McFadin maintained that if you’re running a database outside of Kubernetes, you cannot call yourself cloud native. You’re running your infrastructure in two different places.
“And until we have a better orchestration framework, Kubernetes is the winner. … This is the future that we are trying to build, which is highly automated infrastructure that just does what we need to do. But we’re getting to the point now where our infrastructure will conform to our application rather than our application conforming to our infrastructure.
“And how do we get there? We need to be able to do things declaratively, bespoke. And right now databases are not that. When you install a database, you create this edifice that everyone has to pray to, you make promises … you create these gods among men, which are called DBAs.
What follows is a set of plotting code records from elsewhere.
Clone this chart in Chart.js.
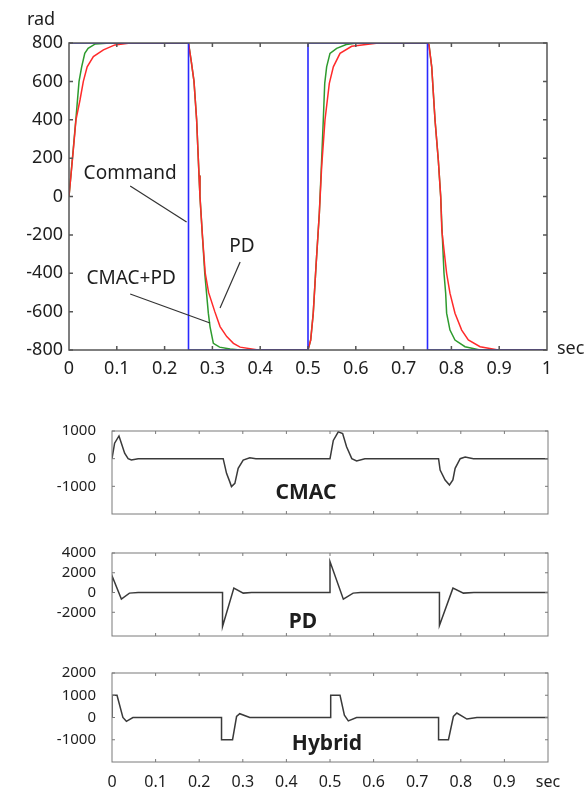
<!DOCTYPE html>
<html>
<head>
<meta charset="utf-8">
<script src="https://cdn.jsdelivr.net/npm/chart.js@4.4.1/dist/chart.umd.min.js"></script>
<style>
  body { margin: 0; background: #fff; }
  canvas { position: absolute; left: 0; }
</style>
</head>
<body>
<canvas id="posChart" width="587" height="392" style="top:0px"></canvas>
<canvas id="cmacChart" width="587" height="125" style="top:400px"></canvas>
<canvas id="pdChart" width="587" height="120" style="top:530px"></canvas>
<canvas id="hybridChart" width="587" height="146" style="top:650px"></canvas>
<script>
// ---- position response (rad) ----
var cmdT = [0, 0.25, 0.25, 0.5, 0.5, 0.75, 0.75, 1];
var cmdV = [800, 800, -800, -800, 800, 800, -800, -800];

var pdT = [0, 0.009, 0.0146, 0.023, 0.03, 0.038, 0.051, 0.072, 0.096, 0.128,
    0.25, 0.256, 0.2615, 0.267, 0.272, 0.274, 0.279, 0.285, 0.292, 0.305, 0.316, 0.33, 0.344, 0.358, 0.396,
    0.5, 0.5056, 0.511, 0.5167, 0.5237, 0.5286, 0.5356, 0.5446, 0.553, 0.567, 0.5914, 0.647,
    0.75, 0.7531, 0.7588, 0.7657, 0.7726, 0.7776, 0.78, 0.79, 0.797, 0.8075, 0.8215, 0.8354, 0.86, 0.898, 1];
var pdV = [0, 242, 400, 503, 600, 676, 729, 764, 790, 800,
    800, 700, 600, 400, 110, 0, -200, -400, -500, -600, -678, -730, -765, -785, -800,
    -800, -748, -608, -365, -87, 157, 400, 590, 676, 746, 783, 800,
    800, 790, 676, 400, 190, 0, -178, -400, -504, -608, -696, -748, -783, -800, -800];

var cpT = [0, 0.009, 0.015, 0.021, 0.0265, 0.033, 0.04, 0.055, 0.086,
    0.25, 0.256, 0.2615, 0.267, 0.272, 0.274, 0.279, 0.284, 0.2915, 0.295, 0.302, 0.315, 0.337, 0.358,
    0.5, 0.5056, 0.511, 0.5167, 0.5237, 0.528, 0.532, 0.535, 0.539, 0.546, 0.56, 0.58, 0.602,
    0.75, 0.7531, 0.7588, 0.7657, 0.7726, 0.7776, 0.7805, 0.7845, 0.788, 0.79, 0.797, 0.8075, 0.8285, 0.86, 1];
var cpV = [0, 250, 420, 600, 676, 746, 772, 795, 800,
    800, 700, 600, 400, 110, 0, -200, -400, -608, -678, -765, -785, -795, -800,
    -800, -748, -608, -365, -87, 157, 400, 590, 676, 746, 772, 792, 800,
    800, 790, 676, 400, 190, 0, -178, -400, -504, -608, -696, -748, -783, -800, -800];

// ---- control signals ----
var cmacT = [0, 0.006, 0.016, 0.0215, 0.029, 0.037, 0.0445, 0.06,
    0.255, 0.2627, 0.27, 0.274, 0.2818, 0.2894, 0.3009, 0.316, 0.33,
    0.5, 0.5076, 0.519, 0.529, 0.538, 0.55, 0.561, 0.58,
    0.749, 0.7526, 0.764, 0.774, 0.7818, 0.787, 0.7986, 0.81, 0.829, 1];
var cmacV = [0, 560, 820, 560, 195, 0, -50, 0,
    0, -530, -830, -1010, -890, -350, -50, 35, 0,
    0, 660, 970, 910, 430, 0, -80, 0,
    0, -410, -770, -950, -770, -350, 0, 60, 0, 0];

var pdoT = [0, 0, 0.0215, 0.04, 0.06,
    0.2535, 0.2535, 0.2795, 0.301, 0.32,
    0.5, 0.5, 0.5306, 0.553, 0.57,
    0.751, 0.751, 0.782, 0.806, 0.83, 1];
var pdoV = [0, 1690, -670, -60, 0,
    0, -3440, 445, -60, 0,
    0, 3140, -670, -60, 0,
    0, -3340, 445, -60, 0, 0];

var hybT = [0, 0, 0.0115, 0.025, 0.033, 0.048,
    0.2512, 0.2512, 0.2765, 0.2857, 0.293, 0.316,
    0.5016, 0.5016, 0.523, 0.533, 0.542, 0.561,
    0.749, 0.749, 0.7717, 0.783, 0.791, 0.814, 0.837, 1];
var hybV = [0, 1000, 1000, 0, -170, 0,
    0, -1000, -1000, 45, 170, 0,
    0, 1000, 1000, 100, -150, 0,
    0, -1000, -1000, 45, 200, -70, 0, 0];

// tick values
var xTickVals = [0.1, 0.2, 0.3, 0.4, 0.5, 0.6, 0.7, 0.8, 0.9];
var posTicks = [-800, -600, -400, -200, 0, 200, 400, 600, 800];
var cmacTicks = [-1000, 0, 1000];
var pdTicks = [-2000, 0, 2000, 4000];
var hybTicks = [-1000, 0, 1000, 2000];

var FONT = "'Noto Sans', 'Open Sans', sans-serif";
var TXT = '#1e1e1e';

function pts(t, v) {
    return t.map(function (x, i) { return { x: x, y: v[i] }; });
}

// frame with inward ticks + free text/leader lines
var framePlugin = {
    id: 'frame',
    afterDatasetsDraw: function (chart, args, o) {
        var ctx = chart.ctx, a = chart.chartArea;
        var x = chart.scales.x, y = chart.scales.y;
        ctx.save();
        ctx.strokeStyle = o.color;
        ctx.lineWidth = o.width;
        ctx.strokeRect(a.left, a.top, a.right - a.left, a.bottom - a.top);
        ctx.beginPath();
        o.xTicks.forEach(function (v) {
            var px = x.getPixelForValue(v);
            ctx.moveTo(px, a.bottom); ctx.lineTo(px, a.bottom - o.len);
            ctx.moveTo(px, a.top); ctx.lineTo(px, a.top + o.len);
        });
        o.yTicks.forEach(function (v) {
            var py = y.getPixelForValue(v);
            ctx.moveTo(a.left, py); ctx.lineTo(a.left + o.len, py);
            ctx.moveTo(a.right, py); ctx.lineTo(a.right - o.len, py);
        });
        ctx.stroke();

        ctx.strokeStyle = '#333';
        ctx.lineWidth = 1.2;
        (o.leaders || []).forEach(function (l) {
            ctx.beginPath();
            ctx.moveTo(x.getPixelForValue(l[0]), y.getPixelForValue(l[1]));
            ctx.lineTo(x.getPixelForValue(l[2]), y.getPixelForValue(l[3]));
            ctx.stroke();
        });
        ctx.fillStyle = TXT;
        ctx.textBaseline = 'middle';
        (o.texts || []).forEach(function (t) {
            ctx.font = t.font;
            ctx.textAlign = t.align || 'center';
            var px = t.px ? t.x : x.getPixelForValue(t.x);
            var py = t.px ? t.y : y.getPixelForValue(t.y);
            ctx.fillText(t.text, px, py);
        });
        ctx.restore();
    }
};

function makeChart(canvasId, datasets, cfg) {
    var ctx = document.getElementById(canvasId).getContext('2d');
    return new Chart(ctx, {
        type: 'line',
        data: { datasets: datasets },
        plugins: [framePlugin],
        options: {
            responsive: false,
            animation: false,
            layout: { padding: cfg.padding },
            plugins: { legend: { display: false }, tooltip: { enabled: false }, frame: cfg.frame },
            elements: { point: { radius: 0 } },
            scales: {
                x: {
                    type: 'linear', min: 0, max: 1,
                    grid: { display: false, drawTicks: false },
                    border: { display: false },
                    ticks: {
                        display: cfg.showX,
                        stepSize: 0.1, padding: cfg.xPad, color: TXT, maxRotation: 0,
                        font: { family: FONT, size: cfg.xFont },
                        callback: cfg.xLabel || function (v) { return String(Math.round(v * 10) / 10); }
                    },
                    afterFit: function (s) { s.height = cfg.xHeight; }
                },
                y: {
                    min: cfg.yMin, max: cfg.yMax,
                    grid: { display: false, drawTicks: false },
                    border: { display: false },
                    ticks: {
                        padding: cfg.yPad, color: TXT, font: { family: FONT, size: cfg.yFont },
                        callback: function (v) { return String(v); }
                    },
                    afterBuildTicks: function (s) {
                        s.ticks = cfg.yTicks.map(function (v) { return { value: v }; });
                    },
                    afterFit: function (s) {
                        s.width = cfg.yWidth;
                        s.paddingTop = 0;
                        s.paddingBottom = 0;
                    }
                }
            }
        }
    });
}

function line(data, color, width) {
    return { data: data, borderColor: color, borderWidth: width, fill: false, tension: 0 };
}

makeChart('posChart', [
    line(pts(cmdT, cmdV), '#2a2aff', 1.6),
    line(pts(pdT, pdV), '#ff2a2a', 1.5),
    line(pts(cpT, cpV), '#2e9b2e', 1.5)
], {
    padding: { top: 43, right: 40, bottom: 0, left: 0 },
    showX: true, xHeight: 42, xPad: 8, xFont: 18,
    yMin: -800, yMax: 800, yTicks: posTicks, yWidth: 69, yPad: 6, yFont: 18,
    frame: {
        color: '#555', width: 1.5, len: 4, xTicks: xTickVals, yTicks: posTicks,
        leaders: [[0.128, 55, 0.246, -133], [0.358, -341, 0.316, -581], [0.128, -508, 0.295, -659]],
        texts: [
            { text: 'Command', x: 0.128, y: 117, font: '19px ' + FONT },
            { text: 'PD', x: 0.362, y: -263, font: '19px ' + FONT },
            { text: 'CMAC+PD', x: 0.13, y: -430, font: '19px ' + FONT },
            { text: 'rad', x: 41, y: 20, px: true, font: '18px ' + FONT },
            { text: 'sec', x: 557, y: 349, px: true, align: 'left', font: '18px ' + FONT }
        ]
    }
});

var subFrame = { color: '#7a7a7a', width: 1, len: 3, xTicks: xTickVals };

makeChart('cmacChart', [line(pts(cmacT, cmacV), '#3a3a3a', 1.5)], {
    padding: { top: 31, right: 39, bottom: 0, left: 0 },
    showX: false, xHeight: 11, xPad: 0, xFont: 16,
    yMin: -2000, yMax: 1000, yTicks: cmacTicks, yWidth: 112, yPad: 16, yFont: 15,
    frame: Object.assign({}, subFrame, {
        yTicks: cmacTicks,
        texts: [{ text: 'CMAC', x: 0.445, y: -1240, font: 'bold 21px ' + FONT }]
    })
});

makeChart('pdChart', [line(pts(pdoT, pdoV), '#3a3a3a', 1.5)], {
    padding: { top: 23, right: 39, bottom: 0, left: 0 },
    showX: false, xHeight: 14, xPad: 0, xFont: 16,
    yMin: -4400, yMax: 4000, yTicks: pdTicks, yWidth: 112, yPad: 16, yFont: 15,
    frame: Object.assign({}, subFrame, {
        yTicks: pdTicks,
        texts: [{ text: 'PD', x: 0.438, y: -2965, font: 'bold 21px ' + FONT }]
    })
});

makeChart('hybridChart', [line(pts(hybT, hybV), '#3a3a3a', 1.5)], {
    padding: { top: 23, right: 39, bottom: 0, left: 0 },
    showX: true, xHeight: 34, xPad: 11, xFont: 16,
    xLabel: function (v) { return v === 1 ? 'sec' : String(Math.round(v * 10) / 10); },
    yMin: -2000, yMax: 2000, yTicks: hybTicks, yWidth: 112, yPad: 16, yFont: 15,
    frame: Object.assign({}, subFrame, {
        yTicks: hybTicks,
        texts: [{ text: 'Hybrid', x: 0.493, y: -1190, font: 'bold 21px ' + FONT }]
    })
});
</script>
</body>
</html>
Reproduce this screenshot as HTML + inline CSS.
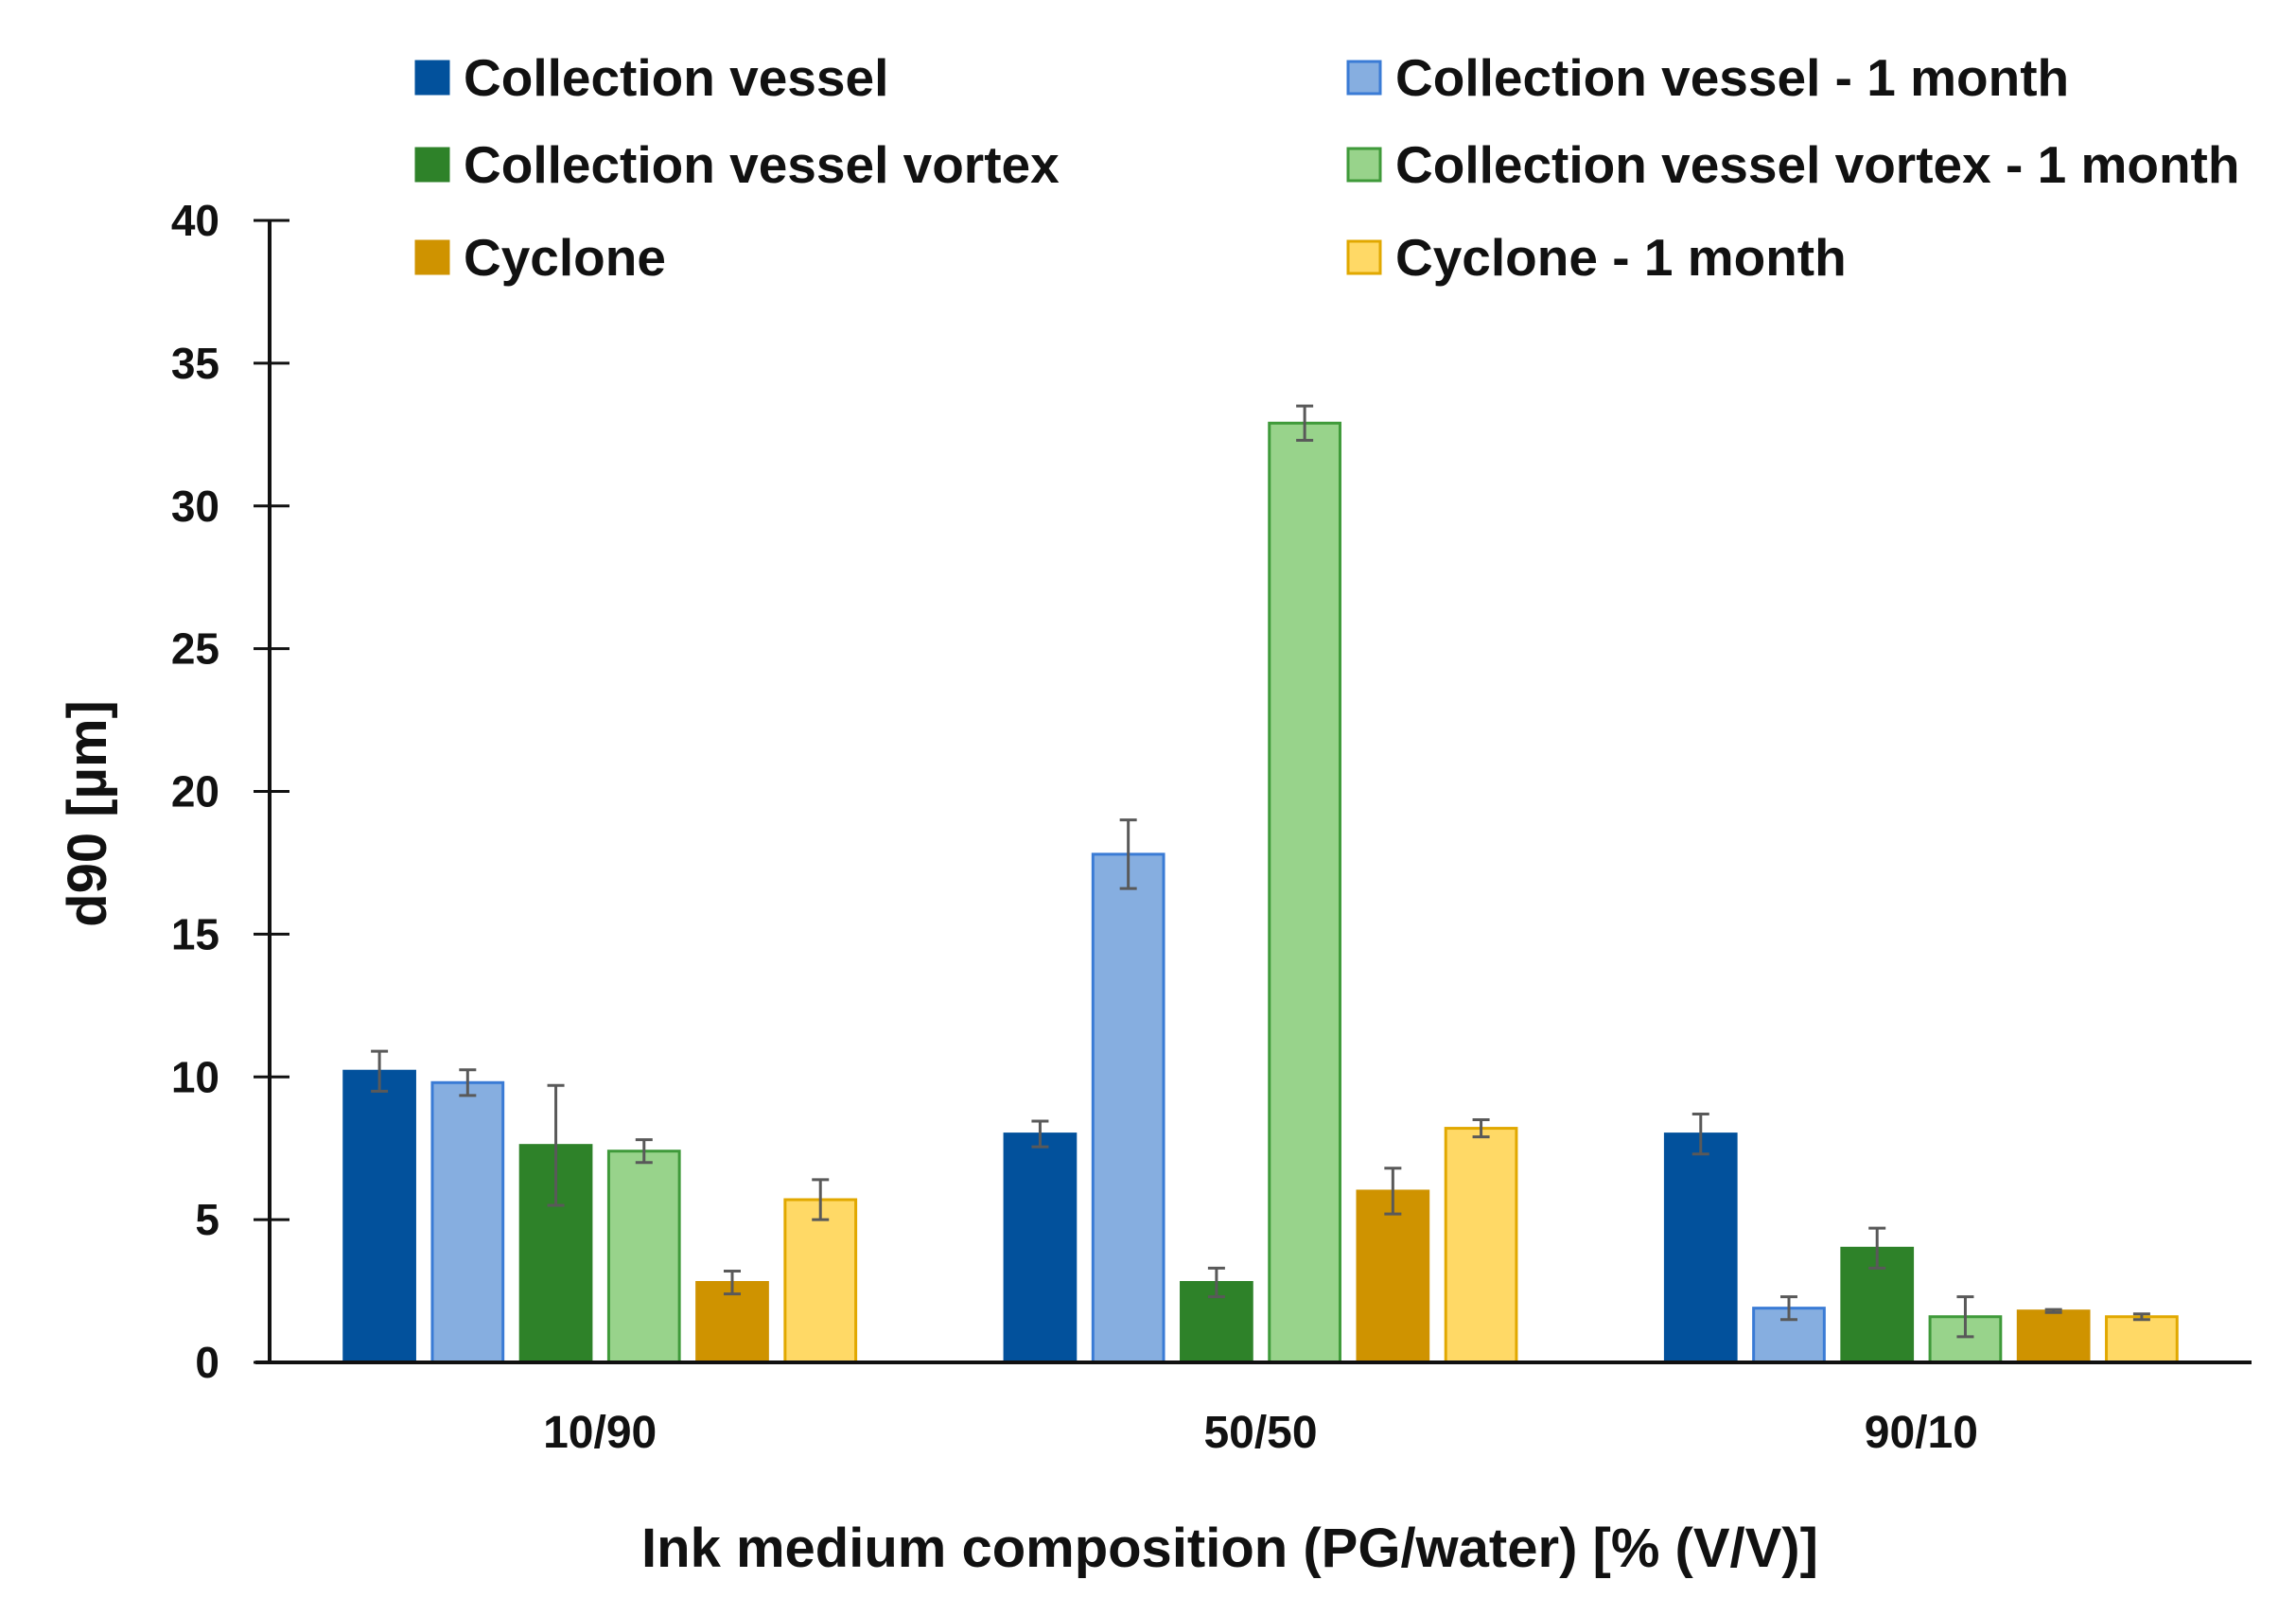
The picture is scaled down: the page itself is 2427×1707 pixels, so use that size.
<!DOCTYPE html>
<html><head><meta charset="utf-8"><style>
html,body{margin:0;padding:0;background:#fff;}
svg{display:block;font-family:"Liberation Sans",sans-serif;font-weight:bold;}
</style></head><body>
<svg id="chart" width="2427" height="1707" viewBox="0 0 2427 1707"></svg>
<script>
const categories = ["10/90","50/50","90/10"];
const seriesNames = ["Collection vessel","Collection vessel - 1 month","Collection vessel vortex","Collection vessel vortex - 1 month","Cyclone","Cyclone - 1 month"];
const cv = [10.2, 8.0, 8.0];
const cv1m = [9.8, 17.8, 1.9];
const cvv = [7.6, 2.8, 4.0];
const cvv1m = [7.4, 32.9, 1.6];
const cyc = [2.8, 6.0, 1.8];
const cyc1m = [5.7, 8.2, 1.6];
const cvErr = [0.7, 0.45, 0.7];
const cv1mErr = [0.45, 1.2, 0.4];
const cvvErr = [2.1, 0.5, 0.7];
const cvv1mErr = [0.4, 0.6, 0.7];
const cycErr = [0.4, 0.8, 0.05];
const cyc1mErr = [0.7, 0.3, 0.1];
const yTicks = [0,5,10,15,20,25,30,35,40];

const series = [cv,cv1m,cvv,cvv1m,cyc,cyc1m];
const errs = [cvErr,cv1mErr,cvvErr,cvv1mErr,cycErr,cyc1mErr];
const fills = ["#02519c","#86aee0","#2e8229","#98d38b","#cf9300","#ffd966"];
const strokes = ["#02519c","#3a7bd5","#2e8229","#3f9a3a","#cf9300","#e1a800"];
const svg = document.getElementById('chart');
const NS = "http://www.w3.org/2000/svg";
const X0=285, X1=2380, Y0=1440, Y40=233;
const y = v => Y0 - (v/40)*(Y0-Y40);
const catW = (X1-X0)/categories.length;
const barStep = catW*0.1335, barW = catW*0.107;
const barX = (c,s) => X0 + catW*(c+0.5) + (s-2.5)*barStep - barW/2;
function mk(tag, attrs, parent){const e=document.createElementNS(NS,tag);for(const k in attrs)e.setAttribute(k,attrs[k]);(parent||svg).appendChild(e);return e;}

for(let s=0;s<series.length;s++){
  for(let c=0;c<categories.length;c++){
    const v=series[s][c];
    const r=mk('rect',{x:barX(c,s),y:y(v),width:barW,height:Y0-y(v),fill:fills[s],stroke:strokes[s],'stroke-width':3});
    
    
  }
}
for(let s=0;s<series.length;s++){
  for(let c=0;c<categories.length;c++){
    const v=series[s][c], e=errs[s][c], cx=barX(c,s)+barW/2;
    const g=mk('g',{stroke:'#595959','stroke-width':3});
    
    
    mk('line',{x1:cx,x2:cx,y1:y(v+e),y2:y(v-e)},g);
    mk('line',{x1:cx-9,x2:cx+9,y1:y(v+e),y2:y(v+e)},g);
    mk('line',{x1:cx-9,x2:cx+9,y1:y(v-e),y2:y(v-e)},g);
  }
}
const ya=mk('line',{x1:X0,x2:X0,y1:Y40,y2:Y0,stroke:'#111','stroke-width':4});


const xa=mk('line',{x1:270,x2:X1,y1:Y0,y2:Y0,stroke:'#111','stroke-width':4});


for(const t of yTicks){
  const tl=mk('line',{x1:268,x2:306,y1:y(t),y2:y(t),stroke:'#111','stroke-width':3});
  
  
  const tx=mk('text',{x:232,y:y(t)+16,'text-anchor':'end','font-size':46,fill:'#111'});
  tx.textContent=t;
  
  
}
categories.forEach((c,i)=>{
  const tx=mk('text',{x:X0+catW*(i+0.5),y:1530,'text-anchor':'middle','font-size':48,fill:'#111'});
  tx.textContent=c;
  
  
});
const xt=mk('text',{x:1300,y:1656,'text-anchor':'middle','font-size':58,fill:'#111'});
xt.textContent='Ink medium composition (PG/water) [% (V/V)]';


const yt=mk('text',{x:0,y:0,'text-anchor':'middle','font-size':58,fill:'#111',transform:'translate(112,860) rotate(-90)'});
yt.textContent='d90 [µm]';


const legPos=[[440,82],[1425,82],[440,174],[1425,174],[440,272],[1425,272]];
seriesNames.forEach((n,i)=>{
  const [lx,ly]=legPos[i];
  const g=mk('g',{});
  
  
  mk('rect',{x:lx,y:ly-17,width:34,height:34,fill:fills[i],stroke:strokes[i],'stroke-width':3},g);
  const t=mk('text',{x:lx+50,y:ly+19,'font-size':55,fill:'#111'},g);
  t.textContent=n;
});
</script>
</body></html>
That era is over. We need to stop doing this. All infrastructure is infrastructure.”
Shah pointed to benefits Kubernetes can bring to databases on a day-to-day basis like high availability, dealing with pod disruption and budgets and the ability to perform non-disruptive rolling upgrades.
Ryan, acting as emcee, then asked the group where they have come from with Kubernetes and what they see in the future.
McFadin talked about working with Cassandra and trying to automate as much as possible with bash. And then DevOps happened, and Kubernetes was an obvious next extension.
“But what always bothered me was that every time we do something in DevOps, the database was never included. I’ve always worked in data infrastructure, and that seems like a problem. Just working within the Cassandra community, it was clear that people were trying and failing, or trying and succeeding … [but] I’ve always wanted something like this. And here we are; we finally have a chance. We got this. We could actually pull this off this time, and not have to run an install script,” he said.
Bartolini said he began talking about DevOps with Postgres about 10 years ago.
“What I really liked is that Kubernetes is the single authority between databases and applications. And that’s why I say Postgres is a database in Kubernetes not on Kubernetes. … If they are together, the same authority can control applications, routing and databases. When I discovered Kubernetes, I saw that that was possible. And in my opinion, so far, that’s the best experience you can get of a Postgres database,” he said.
Referring to CSI, she said, “it has basic functions like create the volume, attach the hash mount and unmount. It allows the different storage systems to link storage to containers through common APIs.
“One feature on measure is CSI topology that allows Kubernetes to do intelligent scheduling. So that dynamically provisions the persistent volumes at the best place where you can run your pod and allow you to deploy and scale your applications across different domains and different failure domains.”
Bartolini said that the addition of local persistent volumes was a game-changer. As was having the ability to fail over easily, Wallner added.
“We heard earlier from some of the talks that we ran databases, had opportunities, and it wasn’t the best experience. So … the evolution is communities getting better,” he said.
Added Shah: “If you do a quick Google search for, like, why stateful apps or why use a database and Kubernetes, you won’t see the debate that was happening earlier in the day, why should you even run stateful apps on databases on Kubernetes. [These sessions] have shown how things have improved.”
So the next question was about lessons learned.
“I think the best advice I can give is to start from Day Zero,” Bartolini said. “Start from Day Zero and plan for the database or work with the infrastructure. That’s one of the advantages of Kubernetes is that through configuration, you can actually choose the topology. … So I think the next challenge is to have a better way to manage your resources across Kubernetes clusters. But otherwise, you can share, for example, a Postgres cluster with other workloads or dedicated nodes, even bare metal machines that run a single Postgres instance. And that’s all done declaratively. I found that amazing. There’s a lot of flexibility.”
Yang urged people to use common APIs when possible, and to learn about Kubernetes’ self-healing properties.
McFadin pointed to the three basics: people, process and technology.
“With people, the most important thing is you are not going to get there with what you had yesterday. That doesn’t mean that you have to fire people. You just need to rethink the way you do infrastructure. And that is a big sea change that will stop you from being what you want to be in a cloud native world. … Process. We’ve already talked about technology. The thing that I think that most people need to understand is that the technology may look the same. It may quack like a duck. But it’s definitely not a duck.
“I’ll give you a couple of examples. Cloud native technology now is converging towards object storage. Block storage is dying; it’s going to die, get over it. Flink, Pulsar, Spark, the Cassandra project — we’re working on this now — is going to use object storage. Capacity storage is not going to be block storage. Block storage is hard. It’s multifaceted. This is a way that we all have to go. We’re going to the future. Hang on.”
The participants all pointed to a wealth of resources such as books, online sites like YouTube and the DoK community podcasts to help people new to Kubernetes learn how to get started on K8s for their data projects.